Sunday, April 26, 2015

How much of the Gospel can we know without the Bible?‏

How much of Christianity can we demonstrate to be true WITHOUT even opening the Bible? (And thus evading fruitless debates on inerrancy, foolish chatter about "blind faith," etc?) I would suggest at least the following 26 points:

(1) God

(2) Universal moral truths.

(3) General human depravity.

(4) Miracles.

(5) Something happens after death.

(6) Sacrifice is a central to the human psyche.

(7) The concept of a Messiah, Savior, Sage, "true guru" is also universal, often connected with the idea of sacrifice.

(8) The ultimately true philosophy is likely to be one that integrates truth from within many different systems into
a systematic and unified whole. (How Jesus Passes the Outsider Test.)

(9) Human beings are self-deceptive and prone to deny their mortality and their sin.

(10) Creation is good.

(11) Men and women are meant to complement one another. (I won't ask for compliments, but of course appreciate any of those from the opposite sex, too. : - ) )

(12) Children ought to have parents of both genders.

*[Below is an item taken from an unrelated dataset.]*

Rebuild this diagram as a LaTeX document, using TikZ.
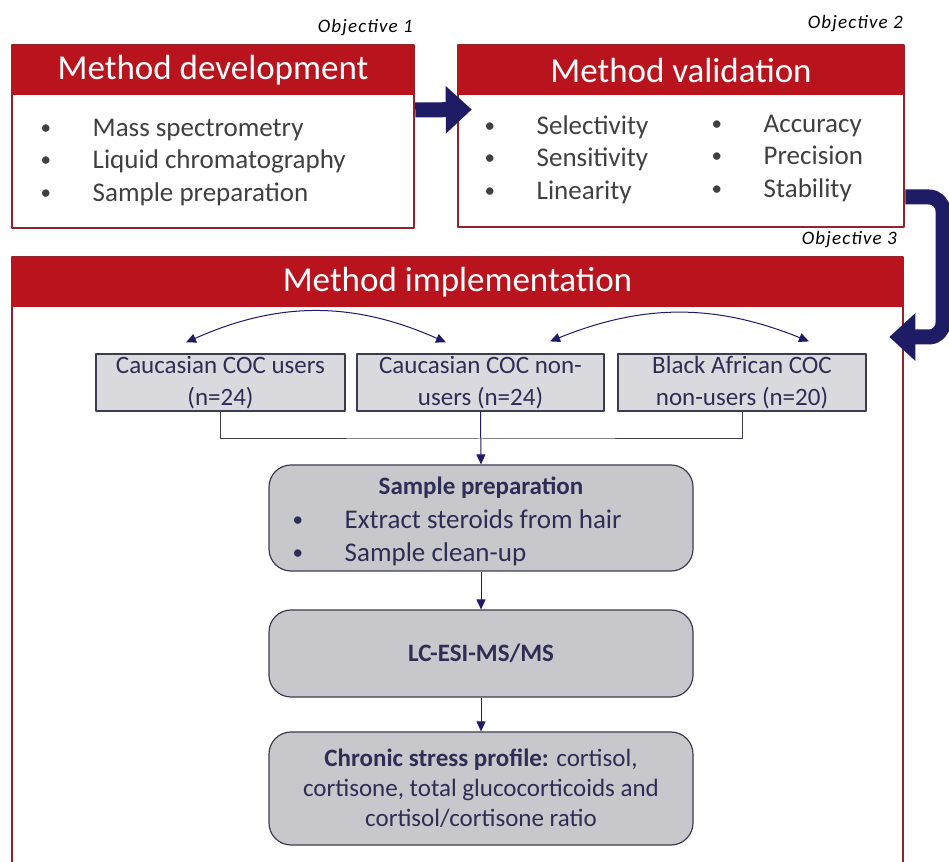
\documentclass[tikz,border=0pt]{standalone}
\usepackage{fontspec}
\setmainfont{Carlito}
\usetikzlibrary{arrows.meta}
\definecolor{hdred}{RGB}{185,20,30}
\definecolor{framered}{RGB}{145,35,45}
\definecolor{navy}{RGB}{30,28,100}
\definecolor{txtgray}{RGB}{64,64,64}
\definecolor{txtnavy}{RGB}{45,45,85}
\definecolor{boxgray}{RGB}{200,200,204}
\definecolor{grpgray}{RGB}{218,218,222}
\definecolor{edgegray}{RGB}{60,60,80}
\newcommand{\blt}{\makebox[54bp][l]{\hspace{2bp}\raisebox{0.08em}{\scalebox{0.78}{\textbullet}}}}
\begin{document}
\begin{tikzpicture}[>=latex,line join=bevel,
  objframe/.style={draw=framered,line width=2.5bp,fill=white,inner sep=0pt},
  objhead/.style={fill=hdred,text=white,inner sep=0pt,minimum height=50bp,font=\fontsize{35bp}{40bp}\selectfont},
  objlabel/.style={anchor=east,inner sep=0pt,text=black,font=\fontsize{19bp}{22bp}\selectfont\itshape\addfontfeature{LetterSpace=6}},
  bulletlist/.style={anchor=west,align=left,inner sep=0pt,text=txtgray,font=\fontsize{27bp}{32.5bp}\selectfont},
  grpbox/.style={draw=edgegray,fill=grpgray,line width=1.2bp,minimum width=248bp,minimum height=57bp,inner sep=0pt,align=center,text=txtnavy,font=\fontsize{25bp}{32bp}\selectfont},
  stepbox/.style={draw=edgegray,fill=boxgray,line width=1.2bp,rounded corners=22bp,minimum width=424bp,inner sep=0pt,text=txtnavy},
  bigarrow/.style={navy,line width=15bp,-{Triangle[length=26bp,width=46bp]}},
  thinarrow/.style={navy,line width=1bp,-{Triangle[length=10bp,width=9bp]}},
  twoway/.style={navy,line width=1bp,{Triangle[length=10bp,width=9bp]}-{Triangle[length=10bp,width=9bp]}},
]
\useasboundingbox (0bp,0bp) rectangle (949bp,862bp);
\fill [white] (0bp,0bp) rectangle (949bp,862bp);
%% objectives
\node (obj_one) at (413bp,834bp) [objlabel] {Objective 1};
\node (obj_two) at (903bp,838bp) [objlabel] {Objective 2};
\node (obj_three) at (897bp,622bp) [objlabel] {Objective 3};
%% frames
\node (dev_box) at (213bp,725.5bp) [objframe,minimum width=402bp,minimum height=183bp] {};
\node (dev_head) at (213bp,792bp) [objhead,minimum width=402bp] {Method development};
\node (val_box) at (681bp,726bp) [objframe,minimum width=446bp,minimum height=182bp] {};
\node (val_head) at (681bp,792bp) [objhead,minimum width=446bp] {Method validation};
\node (imp_box) at (457.5bp,298.5bp) [objframe,minimum width=891bp,minimum height=613bp] {};
\node (imp_head) at (457.5bp,580bp) [objhead,minimum width=891bp] {Method implementation};
%% lists
\node (dev_list) at (38.5bp,699.5bp) [bulletlist] {\blt Mass spectrometry\\\blt Liquid chromatography\\\blt Sample preparation};
\node (val_left) at (482.5bp,702.5bp) [bulletlist] {\blt Selectivity\\\blt Sensitivity\\\blt Linearity};
\node (val_right) at (709.5bp,703.5bp) [bulletlist] {\blt Accuracy\\\blt Precision\\\blt Stability};
%% groups
\node (grp_a) at (220.5bp,479.5bp) [grpbox,minimum width=249bp] {Caucasian COC users\\(n=24)};
\node (grp_b) at (480.5bp,479.5bp) [grpbox,minimum width=247bp] {Caucasian COC non-\\users (n=24)};
\node (grp_c) at (742bp,479.5bp) [grpbox] {Black African COC\\non-users (n=20)};
\coordinate (merge) at (480.5bp,423bp);
%% steps
\node (prep) at (481bp,344bp) [stepbox,minimum height=106bp] {};
\node (prep_title) at (481bp,374bp) [inner sep=0pt,text=txtnavy,font=\fontsize{25bp}{30bp}\selectfont\bfseries] {Sample preparation};
\node (prep_list) at (290.5bp,324.5bp) [bulletlist,text=txtnavy,font=\fontsize{27bp}{33bp}\selectfont] {\blt Extract steroids from hair\\\blt Sample clean-up};
\node (lcms) at (481bp,208.5bp) [stepbox,minimum height=87bp,font=\fontsize{25bp}{30bp}\selectfont\bfseries] {LC-ESI-MS/MS};
\node (stress) at (481bp,73.5bp) [stepbox,minimum height=113bp,align=center,font=\fontsize{25bp}{30bp}\selectfont] {\textbf{Chronic stress profile:} cortisol,\\cortisone, total glucocorticoids and\\cortisol/cortisone ratio};
%% connectors
\draw [edgegray,line width=1bp] (grp_a.south) |- (merge) -| (grp_c.south);
\draw [thinarrow] (grp_b.south) -- (prep.north);
\draw [thinarrow] (prep) -- (lcms);
\draw [thinarrow] (lcms) -- (stress);
\draw [twoway] ([shift={(-34.5bp,11bp)}]grp_a.north) to [bend left=24] ([shift={(-34.5bp,11bp)}]grp_b.north);
\draw [twoway] ([shift={(69.5bp,12bp)}]grp_b.north) to [bend left=22] ([shift={(67bp,12bp)}]grp_c.north);
\coordinate (loop_corner) at (943bp,525bp);
\draw [bigarrow] ([yshift=26.5bp]dev_box.east) -- ([shift={(15bp,26.5bp)}]val_box.west);
\draw [bigarrow,rounded corners=14bp] ([yshift=-61bp]val_box.east) -| (loop_corner) -- ([shift={(-15bp,226.5bp)}]imp_box.east);
%
\end{tikzpicture}
\end{document}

(13) Discipline and love are both good for young people, along with heroic examples and stories.

(14) Love is the greatest commandment.

(15) Many false prophets will come.

(16) Lies are hateful things.

(17) Human beings are not fully determined by their ancestry or backgrounds, but can change in response to truth.

(18) Pride is the greatest sin.

(19) Government is inherently dangerous, given the sinful nature of human beings. Therefore checks and balances, prophets and kings, are necessary.

(20) People invent idols because they have forgotten or left God behind, and prefer to create idols in their own images.

(21) Man is both the greatest and the most pitiful of creatures that walks God's green Earth.

(22) Given the paradoxical nature of man, ultimate, salvific truth must also be paradoxical.

(23) The universe had a Big Inning.

(24) Nature exhibits the glory of God, and was not made for man, though a space within nature was prepared for him. (I am reading Carl Sagan's Pale Blue Dot -- he confuses this badly.)

(25) Skepticism is useful, but paradoxical. One should be skepticism of truth claims, but also of skepticism itself.

(26) All empirical human knowledge comes from or through humans, and is therefore essentially historical in nature. It would not, therefore, be surprising to find that God reveals Himself historically.

Given that all these are true, we need not open our Bibles with so high a level of skepticism as we might otherwise.
We don't need a hole-in-one -- a good putt will do.  (And Jesus is the Tyger, Tyger, burning bright, in the forest of that night on the golf course -- the Tiger Woods, I mean.) 

1 comment:

Chavoux said...

Wow David, this wuite a list! How did you derive it? Because I surely would not have been able... maybe no's 1 - 5, 7, 10, 16, 20, 23- 24, 26.